### [Challenge]
Write out each line word for word. Drop pictures.

### [Supplied data]
§ §

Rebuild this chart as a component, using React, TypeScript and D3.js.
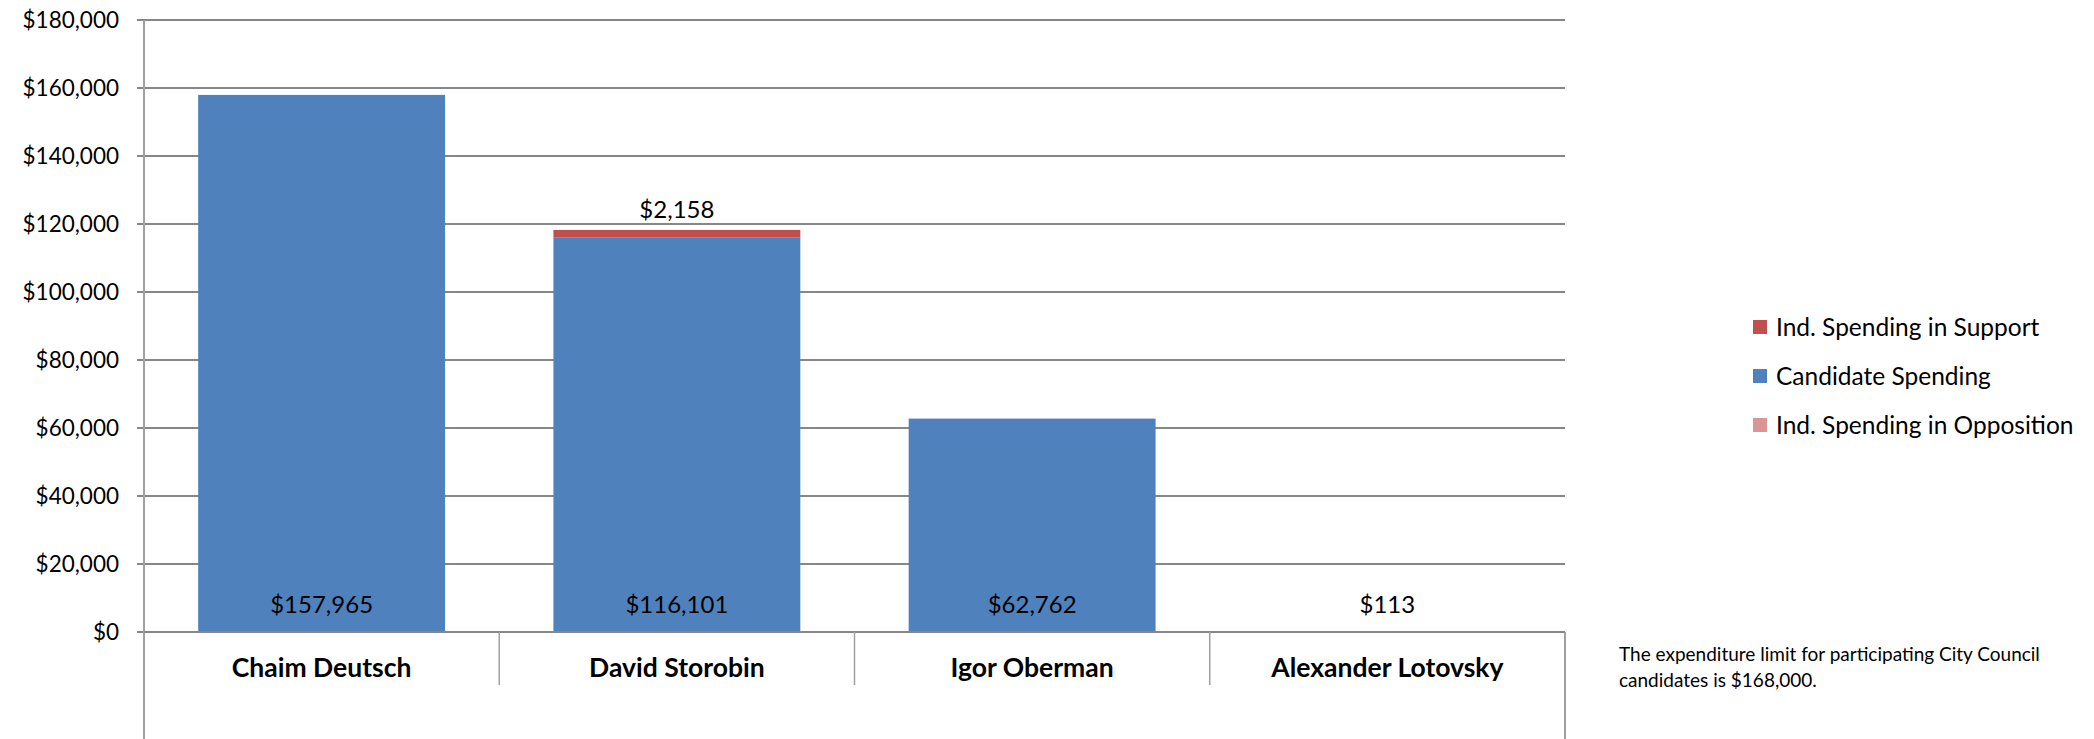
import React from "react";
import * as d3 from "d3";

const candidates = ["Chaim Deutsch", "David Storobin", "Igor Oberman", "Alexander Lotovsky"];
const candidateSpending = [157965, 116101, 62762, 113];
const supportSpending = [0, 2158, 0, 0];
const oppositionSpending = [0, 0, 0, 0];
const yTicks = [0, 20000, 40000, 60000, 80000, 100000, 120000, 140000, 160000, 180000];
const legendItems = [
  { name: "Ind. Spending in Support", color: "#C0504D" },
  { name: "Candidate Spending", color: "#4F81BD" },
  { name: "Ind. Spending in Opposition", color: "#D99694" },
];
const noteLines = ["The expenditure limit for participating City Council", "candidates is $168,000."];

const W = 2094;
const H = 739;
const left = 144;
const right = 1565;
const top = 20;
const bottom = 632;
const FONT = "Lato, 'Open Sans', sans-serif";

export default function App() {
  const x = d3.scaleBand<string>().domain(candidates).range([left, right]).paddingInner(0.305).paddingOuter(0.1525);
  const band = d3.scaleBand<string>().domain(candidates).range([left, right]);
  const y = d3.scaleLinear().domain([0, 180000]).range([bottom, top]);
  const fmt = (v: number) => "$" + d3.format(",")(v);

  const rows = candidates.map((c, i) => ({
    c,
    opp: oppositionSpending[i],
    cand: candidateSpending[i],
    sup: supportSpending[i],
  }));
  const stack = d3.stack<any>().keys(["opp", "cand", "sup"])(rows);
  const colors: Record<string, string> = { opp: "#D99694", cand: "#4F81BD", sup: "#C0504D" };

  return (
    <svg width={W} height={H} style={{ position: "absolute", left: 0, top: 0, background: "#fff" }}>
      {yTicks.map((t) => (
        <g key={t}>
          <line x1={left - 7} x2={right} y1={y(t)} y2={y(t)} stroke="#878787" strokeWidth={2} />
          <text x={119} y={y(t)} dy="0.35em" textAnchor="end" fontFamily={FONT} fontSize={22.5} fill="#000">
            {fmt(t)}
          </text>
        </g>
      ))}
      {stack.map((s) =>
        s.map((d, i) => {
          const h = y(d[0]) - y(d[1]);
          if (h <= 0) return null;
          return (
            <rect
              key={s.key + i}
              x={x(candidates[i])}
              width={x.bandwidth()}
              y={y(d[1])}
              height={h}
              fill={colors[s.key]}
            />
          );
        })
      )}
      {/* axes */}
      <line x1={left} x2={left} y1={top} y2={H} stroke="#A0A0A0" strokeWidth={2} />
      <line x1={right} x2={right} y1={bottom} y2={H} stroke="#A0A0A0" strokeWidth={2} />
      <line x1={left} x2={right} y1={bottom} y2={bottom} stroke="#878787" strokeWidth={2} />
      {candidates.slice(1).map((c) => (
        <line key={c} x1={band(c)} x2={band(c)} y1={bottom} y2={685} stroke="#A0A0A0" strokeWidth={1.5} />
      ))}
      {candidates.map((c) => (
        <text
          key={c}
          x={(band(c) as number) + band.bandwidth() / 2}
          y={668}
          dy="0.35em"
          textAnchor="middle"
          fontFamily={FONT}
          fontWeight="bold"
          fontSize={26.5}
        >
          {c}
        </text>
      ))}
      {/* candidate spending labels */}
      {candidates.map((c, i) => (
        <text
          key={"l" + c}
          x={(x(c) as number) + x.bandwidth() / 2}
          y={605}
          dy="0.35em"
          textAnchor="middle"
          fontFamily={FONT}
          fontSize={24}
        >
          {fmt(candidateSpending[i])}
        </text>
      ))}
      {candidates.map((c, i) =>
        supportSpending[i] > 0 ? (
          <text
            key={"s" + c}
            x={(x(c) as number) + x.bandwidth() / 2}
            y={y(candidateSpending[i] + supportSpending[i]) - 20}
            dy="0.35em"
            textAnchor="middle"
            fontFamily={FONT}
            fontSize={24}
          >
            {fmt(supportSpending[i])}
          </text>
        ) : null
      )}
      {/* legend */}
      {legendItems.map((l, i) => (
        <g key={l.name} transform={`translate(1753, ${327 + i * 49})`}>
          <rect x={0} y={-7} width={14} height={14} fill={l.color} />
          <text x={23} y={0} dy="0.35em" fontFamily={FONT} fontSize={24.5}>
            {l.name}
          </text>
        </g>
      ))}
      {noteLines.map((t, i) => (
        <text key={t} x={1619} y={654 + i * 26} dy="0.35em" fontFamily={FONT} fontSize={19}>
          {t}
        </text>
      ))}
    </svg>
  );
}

§ §

### [Response]
Rebuild this chart as a component, using React, TypeScript and D3.js.
import React from "react";
import * as d3 from "d3";

const candidates = ["Chaim Deutsch", "David Storobin", "Igor Oberman", "Alexander Lotovsky"];
const candidateSpending = [157965, 116101, 62762, 113];
const supportSpending = [0, 2158, 0, 0];
const oppositionSpending = [0, 0, 0, 0];
const yTicks = [0, 20000, 40000, 60000, 80000, 100000, 120000, 140000, 160000, 180000];
const legendItems = [
  { name: "Ind. Spending in Support", color: "#C0504D" },
  { name: "Candidate Spending", color: "#4F81BD" },
  { name: "Ind. Spending in Opposition", color: "#D99694" },
];
const noteLines = ["The expenditure limit for participating City Council", "candidates is $168,000."];

const W = 2094;
const H = 739;
const left = 144;
const right = 1565;
const top = 20;
const bottom = 632;
const FONT = "Lato, 'Open Sans', sans-serif";

export default function App() {
  const x = d3.scaleBand<string>().domain(candidates).range([left, right]).paddingInner(0.305).paddingOuter(0.1525);
  const band = d3.scaleBand<string>().domain(candidates).range([left, right]);
  const y = d3.scaleLinear().domain([0, 180000]).range([bottom, top]);
  const fmt = (v: number) => "$" + d3.format(",")(v);

  const rows = candidates.map((c, i) => ({
    c,
    opp: oppositionSpending[i],
    cand: candidateSpending[i],
    sup: supportSpending[i],
  }));
  const stack = d3.stack<any>().keys(["opp", "cand", "sup"])(rows);
  const colors: Record<string, string> = { opp: "#D99694", cand: "#4F81BD", sup: "#C0504D" };

  return (
    <svg width={W} height={H} style={{ position: "absolute", left: 0, top: 0, background: "#fff" }}>
      {yTicks.map((t) => (
        <g key={t}>
          <line x1={left - 7} x2={right} y1={y(t)} y2={y(t)} stroke="#878787" strokeWidth={2} />
          <text x={119} y={y(t)} dy="0.35em" textAnchor="end" fontFamily={FONT} fontSize={22.5} fill="#000">
            {fmt(t)}
          </text>
        </g>
      ))}
      {stack.map((s) =>
        s.map((d, i) => {
          const h = y(d[0]) - y(d[1]);
          if (h <= 0) return null;
          return (
            <rect
              key={s.key + i}
              x={x(candidates[i])}
              width={x.bandwidth()}
              y={y(d[1])}
              height={h}
              fill={colors[s.key]}
            />
          );
        })
      )}
      {/* axes */}
      <line x1={left} x2={left} y1={top} y2={H} stroke="#A0A0A0" strokeWidth={2} />
      <line x1={right} x2={right} y1={bottom} y2={H} stroke="#A0A0A0" strokeWidth={2} />
      <line x1={left} x2={right} y1={bottom} y2={bottom} stroke="#878787" strokeWidth={2} />
      {candidates.slice(1).map((c) => (
        <line key={c} x1={band(c)} x2={band(c)} y1={bottom} y2={685} stroke="#A0A0A0" strokeWidth={1.5} />
      ))}
      {candidates.map((c) => (
        <text
          key={c}
          x={(band(c) as number) + band.bandwidth() / 2}
          y={668}
          dy="0.35em"
          textAnchor="middle"
          fontFamily={FONT}
          fontWeight="bold"
          fontSize={26.5}
        >
          {c}
        </text>
      ))}
      {/* candidate spending labels */}
      {candidates.map((c, i) => (
        <text
          key={"l" + c}
          x={(x(c) as number) + x.bandwidth() / 2}
          y={605}
          dy="0.35em"
          textAnchor="middle"
          fontFamily={FONT}
          fontSize={24}
        >
          {fmt(candidateSpending[i])}
        </text>
      ))}
      {candidates.map((c, i) =>
        supportSpending[i] > 0 ? (
          <text
            key={"s" + c}
            x={(x(c) as number) + x.bandwidth() / 2}
            y={y(candidateSpending[i] + supportSpending[i]) - 20}
            dy="0.35em"
            textAnchor="middle"
            fontFamily={FONT}
            fontSize={24}
          >
            {fmt(supportSpending[i])}
          </text>
        ) : null
      )}
      {/* legend */}
      {legendItems.map((l, i) => (
        <g key={l.name} transform={`translate(1753, ${327 + i * 49})`}>
          <rect x={0} y={-7} width={14} height={14} fill={l.color} />
          <text x={23} y={0} dy="0.35em" fontFamily={FONT} fontSize={24.5}>
            {l.name}
          </text>
        </g>
      ))}
      {noteLines.map((t, i) => (
        <text key={t} x={1619} y={654 + i * 26} dy="0.35em" fontFamily={FONT} fontSize={19}>
          {t}
        </text>
      ))}
    </svg>
  );
}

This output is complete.